Brandon J. Dirden, left, and Jason Dirden in “Topdog/Underdog.” The actors are brothers both in real life and in the play, in Red Bank. (T. Charles Erickson)
There is a gunshot in “Topdog/Underdog,” the shining first production of Two River Theater Company’s 2012-13 season.  Maybe you don’t expect it because of all the comedy. Maybe you do expect it because the gun has been too visible onstage not to play an important role. I was pretty sure I knew what lay ahead, but it was still a shock. Cheers to Jason Dirden, the shooter, and to Suzan-Lori Parks, the playwright, who also directed.Equal kudos to Brandon J. Dirden, the other actor in this two-character comic drama. The Dirdens, brothers in real life, play brothers whose parents thought it would be funny to name them Lincoln (Brandon J. Dirden), as in Abraham, and Booth (Jason Dirden), as in John Wilkes, Lincoln’s assassin. But then, as we learn in Ms. Parks’s eloquently profane exposition, these were not the world’s most responsible parents.
Ms. Parks won the Pulitzer Prize for drama for “Topdog/Underdog,” which opened at the Public Theater in New York in 2001, with Don Cheadle as Booth and Jeffrey Wright as Lincoln. It moved to Broadway the following year, with Mos Def replacing Mr. Cheadle, and earned Tony Award nominations and effusive praise for its insight into the role of deception and betrayal in some black men’s lives.
In the Two River production, the tragedy is as much about misguided, seemingly limited choices in the Here and Now (the play’s stated setting) as it is about those other evils. If, in the world many of us live in, a girlfriend hurts a young man’s pride, the man might post something unflattering on Facebook. It is highly unlikely that he would see violence as the answer. If an employee loses a job because his employer is making cutbacks, his first thought would probably not be, oh, well, time for a life of crime. But what we see around us, in our families and communities, rules our responses.

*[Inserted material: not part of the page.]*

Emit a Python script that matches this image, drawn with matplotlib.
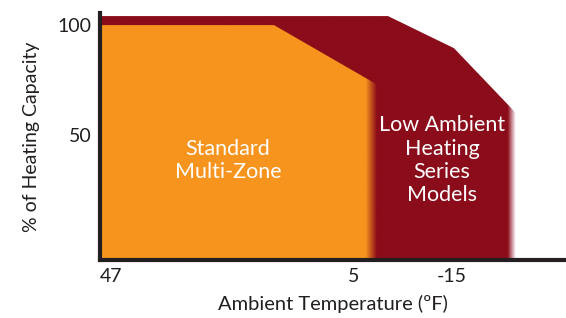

In “Topdog/Underdog,” three-card monte is the family business. Lincoln, the older brother, used to be a master at this street hustle, in which the tourists can be very good at choosing the right card — until real money is on the line. But violence erupted after a game, and Lincoln saw a friend killed. So he made the difficult decision to get an honest, salaried job.
His funny-sad new occupation is posing as Abraham Lincoln (in whiteface) at a shooting arcade and pretending to fall dead each time a paying customer shoots him with a toy weapon. So Brandon Dirden makes his entrance in a stovepipe hat, a 19th-century coat and a familiar beard. He is afraid his costume would be stolen if he left it at work.
Lincoln, separated from his wife, is staying with Booth — very briefly, both men say — in his dingy, underfurnished, boardinghouse-style room. The bathroom, shared with other tenants, is in the hall. The men’s only privacy is a three-panel screen, which is placed in front of Booth’s single bed in one scene when he wants to spend time with his collection of magazines devoted to nude photos of women. Lincoln sleeps in a recliner chair.
Booth’s career goal is to go into three-card monte, too, but he does not have his big brother’s gift. He does have a talent, though, for “boosting,” or shoplifting, an activity that neither man exhibits any disapproval of or guilt about. Ms. Parks gives Booth an entertaining musical striptease in which he removes the suits, shirts and ties he has stolen that day. The costumes are by ESosa, who also did them for the original production 11 years ago.
As Act II begins, Christopher Akerlind’s aptly depressing set has changed. A dinner table is set with a brocade cloth, silver candlesticks, dome-covered plates, Champagne flutes and a bottle chilling in a restaurant-style bucket. At first this appears to be the only single-room-occupancy building in New York that offers room service. But no, Booth has been out boosting again. And one has to ask, if he’s so good at this, why doesn’t he always have nicer stuff?
But “Topdog/Underdog” is about expectations as well as choices, and a certain learned helplessness, planted in Booth and Lincoln early in life, is the third roommate.